Christie’s And Then Posts Closing Notices, 14 JanDate: 22 December 2005
Agatha Christie thriller And Then There Were None has posted closing notices at the West End’s Gielgud Theatre. The production, in a new version by Kevin Elyot, opened on 25 October 2005 (previews from 14 October) and had been booking until 26 February 2006. It will now finish on 14 January 2006, after a run of three months.
And Then There Were None (previously titled Ten Little Indians) revolves around ten strangers, with apparently nothing in common, who are lured to an exclusive island mansion by the mysterious UN Owen. Over dinner, a voice on a gramophone record accuses each guest of hiding a guilty and terrible secret.
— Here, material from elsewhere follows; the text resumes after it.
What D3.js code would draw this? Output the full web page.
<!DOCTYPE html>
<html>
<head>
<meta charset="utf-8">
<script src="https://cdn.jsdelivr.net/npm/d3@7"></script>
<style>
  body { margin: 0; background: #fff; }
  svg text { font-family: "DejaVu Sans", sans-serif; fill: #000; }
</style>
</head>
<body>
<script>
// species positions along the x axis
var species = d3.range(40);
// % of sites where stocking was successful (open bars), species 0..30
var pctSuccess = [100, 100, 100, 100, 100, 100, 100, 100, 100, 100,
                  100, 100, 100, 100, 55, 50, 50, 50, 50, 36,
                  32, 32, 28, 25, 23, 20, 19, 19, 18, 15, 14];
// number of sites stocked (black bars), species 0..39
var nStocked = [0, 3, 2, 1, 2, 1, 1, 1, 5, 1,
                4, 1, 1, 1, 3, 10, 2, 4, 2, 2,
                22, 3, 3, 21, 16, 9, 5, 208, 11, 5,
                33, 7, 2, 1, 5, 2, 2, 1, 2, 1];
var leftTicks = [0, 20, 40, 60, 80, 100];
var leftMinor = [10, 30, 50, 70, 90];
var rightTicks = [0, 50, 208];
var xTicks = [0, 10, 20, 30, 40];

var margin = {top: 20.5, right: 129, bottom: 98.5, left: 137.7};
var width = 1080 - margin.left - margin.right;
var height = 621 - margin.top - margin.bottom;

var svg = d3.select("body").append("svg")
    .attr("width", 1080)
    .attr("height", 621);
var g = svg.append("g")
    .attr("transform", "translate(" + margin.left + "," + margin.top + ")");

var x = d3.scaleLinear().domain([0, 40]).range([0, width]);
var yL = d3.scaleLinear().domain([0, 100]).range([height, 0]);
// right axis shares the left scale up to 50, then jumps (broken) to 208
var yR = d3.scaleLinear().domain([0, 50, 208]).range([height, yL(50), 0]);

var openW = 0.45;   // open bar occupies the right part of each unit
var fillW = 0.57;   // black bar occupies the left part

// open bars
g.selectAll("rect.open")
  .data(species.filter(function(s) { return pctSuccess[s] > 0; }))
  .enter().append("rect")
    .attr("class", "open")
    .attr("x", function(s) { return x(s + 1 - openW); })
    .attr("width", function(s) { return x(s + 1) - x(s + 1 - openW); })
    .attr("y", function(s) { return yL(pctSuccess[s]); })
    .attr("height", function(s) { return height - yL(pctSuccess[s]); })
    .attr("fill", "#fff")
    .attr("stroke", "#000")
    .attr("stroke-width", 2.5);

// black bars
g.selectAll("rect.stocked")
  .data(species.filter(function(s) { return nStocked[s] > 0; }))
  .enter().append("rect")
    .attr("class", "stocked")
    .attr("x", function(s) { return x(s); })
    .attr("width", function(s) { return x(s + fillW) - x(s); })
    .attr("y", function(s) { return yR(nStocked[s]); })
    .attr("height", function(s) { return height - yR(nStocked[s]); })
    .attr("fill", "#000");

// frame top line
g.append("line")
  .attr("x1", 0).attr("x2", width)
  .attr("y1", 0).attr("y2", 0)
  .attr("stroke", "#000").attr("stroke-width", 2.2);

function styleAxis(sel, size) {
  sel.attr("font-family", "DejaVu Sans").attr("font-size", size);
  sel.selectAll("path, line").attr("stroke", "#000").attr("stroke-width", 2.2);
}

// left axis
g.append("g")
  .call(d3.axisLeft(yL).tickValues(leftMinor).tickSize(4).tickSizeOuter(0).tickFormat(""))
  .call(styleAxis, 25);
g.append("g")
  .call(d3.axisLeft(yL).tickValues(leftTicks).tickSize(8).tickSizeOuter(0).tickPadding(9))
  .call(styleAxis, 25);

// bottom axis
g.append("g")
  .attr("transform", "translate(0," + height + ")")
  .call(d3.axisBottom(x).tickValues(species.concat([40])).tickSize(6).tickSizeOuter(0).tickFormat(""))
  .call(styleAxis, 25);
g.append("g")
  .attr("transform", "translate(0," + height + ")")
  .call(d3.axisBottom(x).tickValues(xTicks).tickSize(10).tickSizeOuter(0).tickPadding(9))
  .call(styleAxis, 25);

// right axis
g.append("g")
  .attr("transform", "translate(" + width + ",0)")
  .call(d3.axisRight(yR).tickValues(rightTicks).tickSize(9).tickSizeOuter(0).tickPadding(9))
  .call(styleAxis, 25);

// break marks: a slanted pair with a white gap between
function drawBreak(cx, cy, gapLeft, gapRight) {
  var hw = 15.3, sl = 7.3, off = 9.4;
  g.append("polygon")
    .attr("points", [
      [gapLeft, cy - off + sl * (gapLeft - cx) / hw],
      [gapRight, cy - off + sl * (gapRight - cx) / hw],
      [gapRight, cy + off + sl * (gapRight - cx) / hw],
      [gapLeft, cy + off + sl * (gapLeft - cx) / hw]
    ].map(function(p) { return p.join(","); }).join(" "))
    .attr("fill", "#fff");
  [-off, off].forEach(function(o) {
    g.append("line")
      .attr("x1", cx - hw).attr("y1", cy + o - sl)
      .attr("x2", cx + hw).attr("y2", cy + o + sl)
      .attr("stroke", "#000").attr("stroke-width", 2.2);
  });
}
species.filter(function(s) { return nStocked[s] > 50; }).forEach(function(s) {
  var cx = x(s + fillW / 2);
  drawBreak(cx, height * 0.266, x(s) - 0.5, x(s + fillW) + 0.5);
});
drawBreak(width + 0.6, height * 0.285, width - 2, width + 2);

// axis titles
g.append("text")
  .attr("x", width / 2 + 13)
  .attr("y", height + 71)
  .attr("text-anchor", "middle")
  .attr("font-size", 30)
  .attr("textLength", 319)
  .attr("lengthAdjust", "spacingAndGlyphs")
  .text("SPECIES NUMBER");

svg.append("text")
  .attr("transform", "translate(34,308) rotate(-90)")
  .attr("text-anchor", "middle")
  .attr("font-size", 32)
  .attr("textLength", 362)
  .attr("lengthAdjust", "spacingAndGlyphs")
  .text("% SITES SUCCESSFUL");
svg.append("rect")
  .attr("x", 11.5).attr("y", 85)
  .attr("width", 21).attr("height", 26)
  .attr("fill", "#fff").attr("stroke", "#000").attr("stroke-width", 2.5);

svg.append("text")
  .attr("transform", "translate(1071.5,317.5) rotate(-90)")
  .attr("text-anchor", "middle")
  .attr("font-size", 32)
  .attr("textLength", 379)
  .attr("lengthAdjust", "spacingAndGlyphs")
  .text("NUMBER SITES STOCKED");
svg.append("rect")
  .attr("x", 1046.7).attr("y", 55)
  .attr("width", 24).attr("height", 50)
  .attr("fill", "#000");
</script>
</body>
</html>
That evening, one of the party is found murdered and the tension escalates as the survivors realise the killer is not only among them, but is preparing to strike again... and again...
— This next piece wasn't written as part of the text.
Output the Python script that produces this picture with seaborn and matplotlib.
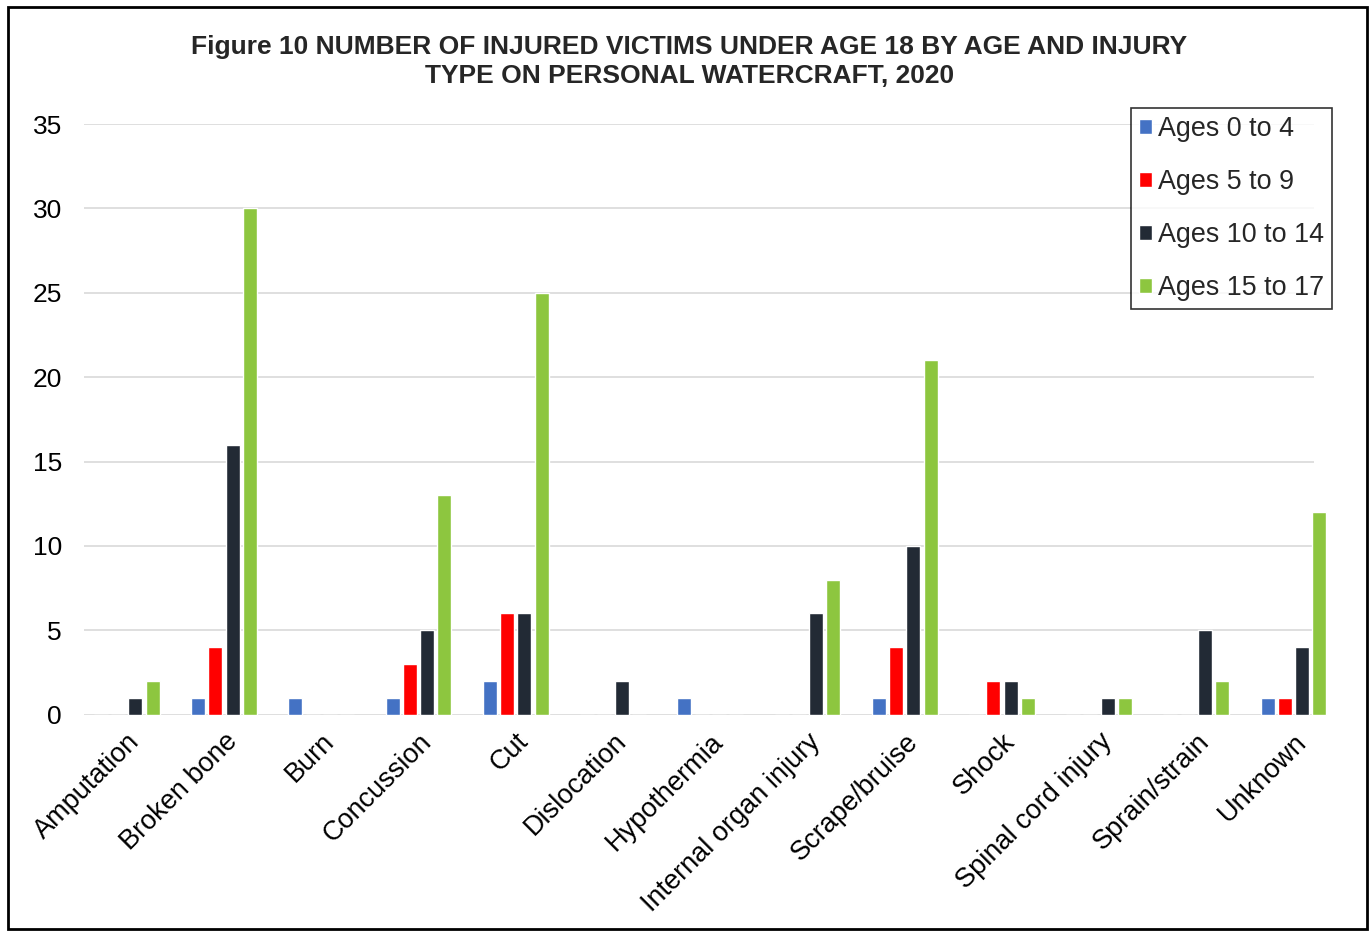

For this new version, directed by Chichester Festival joint artistic director Steven Pimlott, Elyot (Forty Winks, My Night with Reg) drew exclusively from the original 1939 novel rather than Christie’s own 1943 stage version or subsequent screen versions. As part of a major initiative to re-popularise Christie for the 21st century, the piece was updated with an eye to satisfying the expectations of younger audiences accustomed to more graphic horror on screen.
The ensemble cast features Graham Crowden, Tara Fitzgerald, Richard Johnson, Gemma Jones and also includes Katy Brittain, Sam Crane, Richard Clothier, Anthony Howell, John Ramm and David Ross.
Over the past five years, Chorion, which owns the rights to the Agatha Christie estate, has been successfully relaunching the author’s Marple and Poirot works in print and on television, bringing in new playwrights to reinterpret the stories for a modern audience. This new stage version of And Then There Were None is the first in a similar reassessment of Christie’s theatrical works. It follows a four-year moratorium on any stage productions – not including the ultimate stage longrunner, now in its 53rd year in the West End, The Mousetrap, which is not part of Chorion’s ownership portfolio - while the new work was developed.
No further productions have yet been announced for the Gielgud.